El mundo de Eliseo Diego no termina con los puntos finales de sus textos. El universo propio de ese venerable escritor cubano asoma constantemente en lo sublime de la vida cotidiana.
Hace unos días además de releer algunos de sus poemas, me propuse escucharlo. Por suerte hay varias grabaciones y audiolibros con su voz en internet.
Eliseo declama sus poemas y su voz grave, pausada y con timbre de fumador empedernido se disfruta sobremanera. Es un pasaje por una dimensión donde se lo siente más tierno y cercano.
De todo ese viaje sideral hay un verso que me retumba y ahora no puedo dejar de atarlo a la cadencia de su voz: “Porque quién vio jamás las cosas que yo amo”.
Así cierra Eliseo Diego “Nostalgia de por la tarde”, poema dedicado a Bella García-Marruz, su compañera de vida.
Con solo una lectura podemos llegar a sentir como propias las estremecedoras alusiones que evocan cada estrofa de ese poema. Quizás sea por la relación amorosa entre Bella y Eliseo y lo singular de la escritura del poeta.
De esa forma hacemos nuestras las nostalgias personales de Eliseo y, aunque en otro tiempo y espacio, las contextualizamos en nuestras tardes.
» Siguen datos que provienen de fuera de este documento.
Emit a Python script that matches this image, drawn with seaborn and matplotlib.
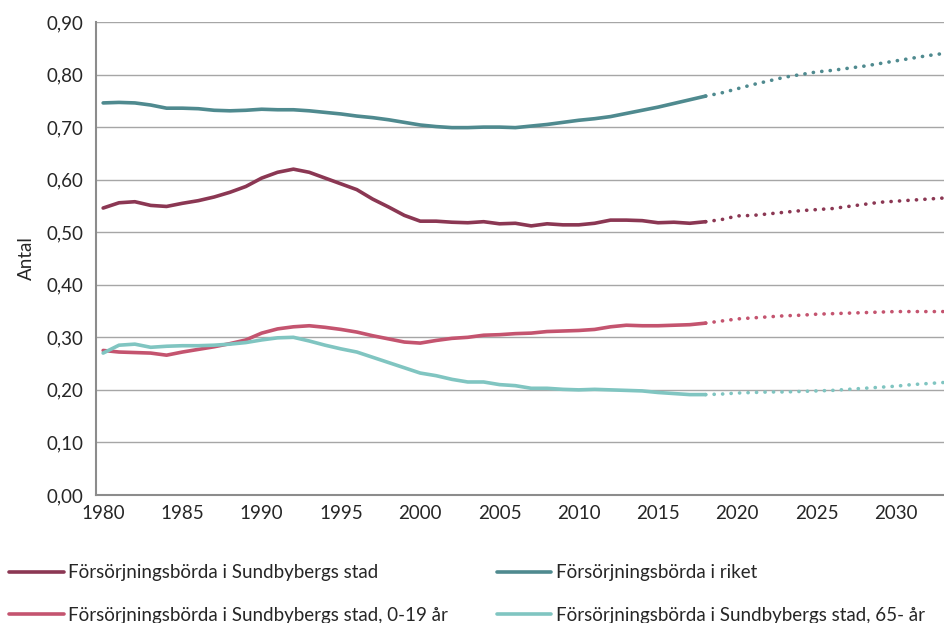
import matplotlib
matplotlib.use("Agg")
import matplotlib.pyplot as plt
import matplotlib.ticker as mticker
import numpy as np
import pandas as pd
import seaborn as sns

# Data
hist_years = list(range(1980, 2019))
proj_years = list(range(2018, 2034))

sundbyberg_hist = [0.546, 0.556, 0.558, 0.551, 0.549, 0.555, 0.560, 0.567, 0.576, 0.587,
                   0.603, 0.614, 0.620, 0.614, 0.603, 0.592, 0.581, 0.563, 0.548, 0.532,
                   0.521, 0.521, 0.519, 0.518, 0.520, 0.516, 0.517, 0.512, 0.516, 0.514,
                   0.514, 0.517, 0.523, 0.523, 0.522, 0.518, 0.519, 0.517, 0.520]
sundbyberg_proj = [0.520, 0.524, 0.531, 0.532, 0.535, 0.538, 0.541, 0.543, 0.545, 0.549,
                   0.553, 0.557, 0.559, 0.561, 0.563, 0.565]

riket_hist = [0.746, 0.747, 0.746, 0.742, 0.736, 0.736, 0.735, 0.732, 0.731, 0.732,
              0.734, 0.733, 0.733, 0.731, 0.728, 0.725, 0.721, 0.718, 0.714, 0.709,
              0.704, 0.701, 0.699, 0.699, 0.700, 0.700, 0.699, 0.702, 0.705, 0.709,
              0.713, 0.716, 0.720, 0.726, 0.732, 0.738, 0.745, 0.752, 0.759]
riket_proj = [0.759, 0.765, 0.773, 0.781, 0.788, 0.795, 0.800, 0.805, 0.808, 0.812,
              0.816, 0.821, 0.826, 0.831, 0.836, 0.840]

young_hist = [0.275, 0.272, 0.271, 0.270, 0.266, 0.272, 0.277, 0.282, 0.288, 0.295,
              0.308, 0.316, 0.320, 0.322, 0.319, 0.315, 0.310, 0.303, 0.297, 0.291,
              0.289, 0.294, 0.298, 0.300, 0.304, 0.305, 0.307, 0.308, 0.311, 0.312,
              0.313, 0.315, 0.320, 0.323, 0.322, 0.322, 0.323, 0.324, 0.327]
young_proj = [0.327, 0.331, 0.335, 0.337, 0.339, 0.341, 0.342, 0.344, 0.345, 0.346,
              0.347, 0.348, 0.349, 0.349, 0.349, 0.349]

old_hist = [0.270, 0.285, 0.287, 0.281, 0.283, 0.284, 0.284, 0.285, 0.287, 0.290,
            0.295, 0.299, 0.300, 0.293, 0.285, 0.278, 0.272, 0.262, 0.252, 0.242,
            0.232, 0.227, 0.220, 0.215, 0.215, 0.210, 0.208, 0.203, 0.203, 0.201,
            0.200, 0.201, 0.200, 0.199, 0.198, 0.195, 0.193, 0.191, 0.191]
old_proj = [0.191, 0.192, 0.194, 0.195, 0.196, 0.196, 0.197, 0.198, 0.199, 0.201,
            0.203, 0.205, 0.207, 0.210, 0.212, 0.214]

series = [
    ("Försörjningsbörda i Sundbybergs stad", sundbyberg_hist, sundbyberg_proj, "#8B3753"),
    ("Försörjningsbörda i riket", riket_hist, riket_proj, "#4F8A8F"),
    ("Försörjningsbörda i Sundbybergs stad, 0-19 år", young_hist, young_proj, "#C4546F"),
    ("Försörjningsbörda i Sundbybergs stad, 65- år", old_hist, old_proj, "#80C5C1"),
]

sns.set_style("white")
plt.rcParams['font.family'] = ['Lato', 'DejaVu Sans']

fig = plt.figure(figsize=(9.45, 6.23), dpi=100)
ax = fig.add_axes([0.1016, 0.2055, 0.8984, 0.7592])

handles = {}
for name, hist, proj, color in series:
    sns.lineplot(x=hist_years, y=hist, ax=ax, color=color, linewidth=2.6)
    line = ax.lines[-1]
    line.set_solid_capstyle('round')
    handles[name] = line
    sns.lineplot(x=proj_years, y=proj, ax=ax, color=color, linewidth=2.6)
    dot = ax.lines[-1]
    dot.set_dashes((0.05, 2.3))
    dot.set_dash_capstyle('round')

ax.set_xlim(1979.55, 2033.1)
ax.set_ylim(0, 0.9)
ax.set_xticks(range(1980, 2031, 5))
ax.set_yticks(np.arange(0, 0.91, 0.1))
ax.yaxis.set_major_formatter(mticker.FuncFormatter(lambda v, p: f"{v:.2f}".replace('.', ',')))
ax.yaxis.grid(True, color='#A6A6A6', linewidth=1)
ax.set_axisbelow(True)
for side in ['top', 'right']:
    ax.spines[side].set_visible(False)
ax.spines['left'].set_color('#8C8C8C')
ax.spines['bottom'].set_color('#8C8C8C')
ax.spines['left'].set_linewidth(1.5)
ax.spines['bottom'].set_linewidth(1.5)
ax.tick_params(axis='y', length=6, color='#8C8C8C', labelsize=13.5, labelcolor='#262626', pad=3)
ax.tick_params(axis='x', length=0, labelsize=13.5, labelcolor='#262626', pad=7)
ax.set_xlabel('')
ax.set_ylabel('Antal', fontsize=13.5, color='#262626', labelpad=8)

order = [series[0][0], series[2][0], series[1][0], series[3][0]]
fig.legend([handles[n] for n in order], order, loc='lower left', bbox_to_anchor=(0.0, -0.016),
           ncol=2, frameon=False, fontsize=13.5, handlelength=2.9, handletextpad=0.25,
           columnspacing=2.6, labelspacing=1.35, labelcolor='#262626',
           borderaxespad=0.3, borderpad=0.2)

fig.savefig('out.png', dpi=100)
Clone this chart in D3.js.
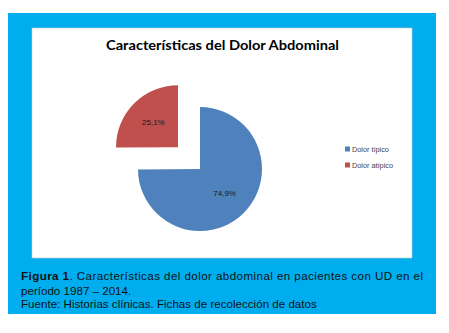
<!DOCTYPE html>
<html><head><meta charset="utf-8">
<script src="https://cdn.jsdelivr.net/npm/d3@7"></script>
<style>html,body{margin:0;padding:0;background:#fff;}</style>
</head><body>
<svg id="c" width="449" height="333"></svg>
<script>
const categories = ["Dolor típico", "Dolor atípico"];
const values = [74.9, 25.1];
const labels = ["74,9%", "25,1%"];
const colors = ["#4F81BD", "#C0504D"];
const exploded = [0, 1];

const svg = d3.select("#c");
svg.append("rect").attr("x", 8).attr("y", 13).attr("width", 428).attr("height", 301).attr("fill", "#00AEEF");
svg.append("rect").attr("x", 32).attr("y", 28).attr("width", 380).attr("height", 230).attr("fill", "#fff").attr("stroke", "#c8c8c8").attr("stroke-width", 0.6);

svg.append("text").attr("x", 222.5).attr("y", 50).attr("text-anchor", "middle")
  .attr("font-family", "Lato, 'Open Sans', sans-serif").attr("font-weight", "bold").attr("font-size", 13.5)
  .attr("textLength", 233).attr("lengthAdjust", "spacingAndGlyphs").attr("fill", "#000")
  .text("Características del Dolor Abdominal");

const cx = 200, cy = 169, r = 62, explode = 31;
const pie = d3.pie().sort(null)(values);
const arc = d3.arc().innerRadius(0).outerRadius(r);
const labelArc = d3.arc().innerRadius(0).outerRadius(r * 1.12);
const g = svg.append("g").attr("transform", `translate(${cx},${cy})`);
pie.forEach((p, i) => {
  const mid = (p.startAngle + p.endAngle) / 2;
  const dx = exploded[i] * explode * Math.sin(mid), dy = -exploded[i] * explode * Math.cos(mid);
  const gg = g.append("g").attr("transform", `translate(${dx},${dy})`);
  gg.append("path").attr("d", arc(p)).attr("fill", colors[i]);
  const c = labelArc.centroid(p);
  gg.append("text").attr("x", c[0]).attr("y", c[1]).attr("text-anchor", "middle").attr("dy", "0.35em")
    .attr("font-family", "'Liberation Sans', Arial, sans-serif").attr("font-size", 8).attr("fill", "#1a1a1a")
    .text(labels[i]);
});

const lg = svg.append("g");
categories.forEach((cName, i) => {
  const y = 149 + i * 16;
  lg.append("rect").attr("x", 345).attr("y", y - 2.5).attr("width", 5).attr("height", 5).attr("fill", colors[i]);
  lg.append("text").attr("x", 352).attr("y", y).attr("dy", "0.35em")
    .attr("font-family", "'Liberation Sans', Arial, sans-serif").attr("font-size", 7.3).attr("fill", "#444")
    .text(cName);
});

const cap = svg.append("g").attr("font-family", "'Liberation Sans', Arial, sans-serif").attr("font-size", 11.6).attr("fill", "#111");
const t1 = cap.append("text").attr("x", 21).attr("y", 280).attr("textLength", 402).attr("lengthAdjust", "spacing");
t1.append("tspan").attr("font-weight", "bold").text("Figura 1");
t1.append("tspan").text(". Características del dolor abdominal en pacientes con UD en el");
cap.append("text").attr("x", 21).attr("y", 294.5).text("período 1987 – 2014.");
cap.append("text").attr("x", 21).attr("y", 308).text("Fuente: Historias clínicas. Fichas de recolección de datos");
</script>
</body></html>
Porque, ¿quién no guarda nostalgias en la mochila y carga sonriente con ellas por la vida?
Entonces, como si fuese un proceso patológico, emerjo del texto en la voz de su autor y quedo a la deriva en un mar de fotografías.
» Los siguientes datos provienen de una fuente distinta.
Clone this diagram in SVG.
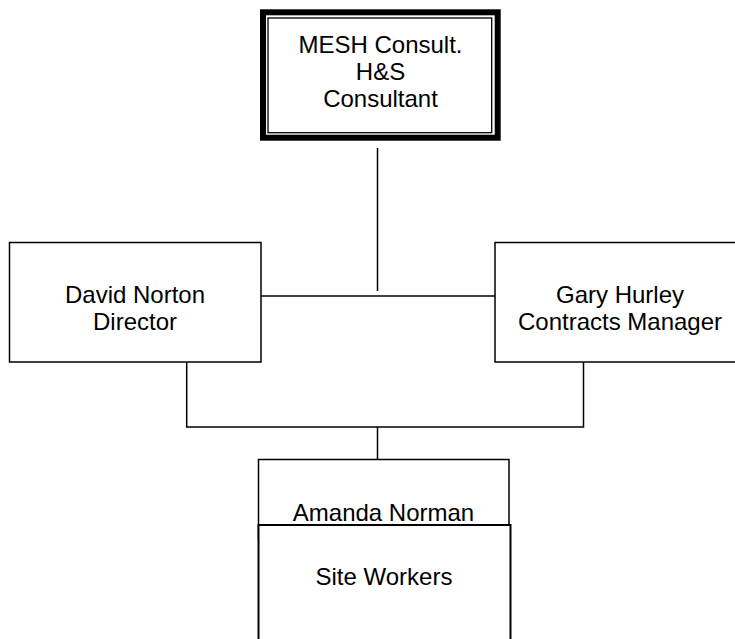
<svg xmlns="http://www.w3.org/2000/svg" width="735" height="639" viewBox="0 0 735 639">
<style>
.box{fill:#fff;stroke:#000;stroke-width:1.5}
.t{font-family:"Liberation Sans",Arial,sans-serif;font-size:24px;fill:#000;text-anchor:middle}
.c{fill:none;stroke:#000;stroke-width:1.5}
</style>
<rect width="735" height="639" fill="#fff"/>
<g id="connectors">
<line class="c" x1="377.5" y1="148" x2="377.5" y2="291"/>
<line class="c" x1="261" y1="296" x2="495" y2="296"/>
<polyline class="c" points="186.7,362 186.7,427 583.5,427 583.5,362"/>
<line class="c" x1="377.5" y1="427" x2="377.5" y2="459.5"/>
</g>
<g id="mesh">
<rect x="263" y="12.3" width="234.7" height="125.4" fill="#fff" stroke="#000" stroke-width="6"/>
<rect x="268" y="18" width="223.7" height="114.7" fill="none" stroke="#000" stroke-width="1.3"/>
<text class="t" x="380.5" y="53">MESH Consult.</text>
<text class="t" x="380.5" y="80">H&amp;S</text>
<text class="t" x="380.5" y="107">Consultant</text>
</g>
<g id="david">
<rect class="box" x="9.5" y="242.5" width="251.5" height="119.5"/>
<text class="t" x="135" y="302.7">David Norton</text>
<text class="t" x="135" y="330">Director</text>
</g>
<g id="gary">
<rect class="box" x="495" y="242.5" width="252" height="119.5"/>
<text class="t" x="620" y="302.7">Gary Hurley</text>
<text class="t" x="620" y="330">Contracts Manager</text>
</g>
<g id="amanda">
<rect class="box" x="258.5" y="459.5" width="250.5" height="80"/>
<text class="t" x="383.5" y="521">Amanda Norman</text>
</g>
<g id="site">
<rect x="258.5" y="525" width="252" height="130" fill="#fff" stroke="#000" stroke-width="2"/>
<text class="t" x="384" y="585">Site Workers</text>
</g>
</svg>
O sea, yo obturo mi cámara pero, en esencia, esas son instantáneas disparadas indirectamente por Eliseo Diego.
Nostalgia de por la tarde
a Bella
El que tenía costumbre de poner las manos
sobre la mesa blanca junto al pan y el agua,
traje rugoso de fervor y alpaca,
y aquella su esperanza filial en los domingos,
ya no conmueve nunca el suave pensamiento de la fronda
con el doblado consejo de su paso.
Y el taciturno banco entre los álamos dormido
y aquel campito hirsuto a quien las lluvias respetaban.
Qué tedio los sepulta como la muerte a los ojos
que no los cruza nunca la bendición de unas palomas,
que tengo que soñarlos, mi amiga, tan despacio
como quien sueña un grave color que nunca viera,
como quien sueña un sueño y eso es todo.
Porque quién vio jamás
pasar al viejecillo
de cándido sombrero bajo el puente
ni al orador sagrado en la colina.
Yo vi al lagarto de liviana sombra
distraerse de pronto entre su sangre,
quedar inmóvil, sí, tumbado,
pesando e incapaz de confundirse ya nunca con la tierra.
(El que tenía costumbre de cruzar las manos
sobre la mesa blanca para mejor mirarnos,
su mueca de morir cuándo la he visto,
su mueca parda.)
He visto al pez de indestructible púrpura,
en la mañana arde como criatura perpetua de la llama,
olvida los trabajos mugrientos de su sangre,
yace perfecto y la madera sagrada lo levanta.
Pero quién vio jamás
el ruedo misterioso de tu falda
mientras cortas las rosas en la tarde
ni el roce y la tristeza de la lluvia
como un ajeno llanto por mi cara.
Porque quién vio jamás las cosas que yo amo.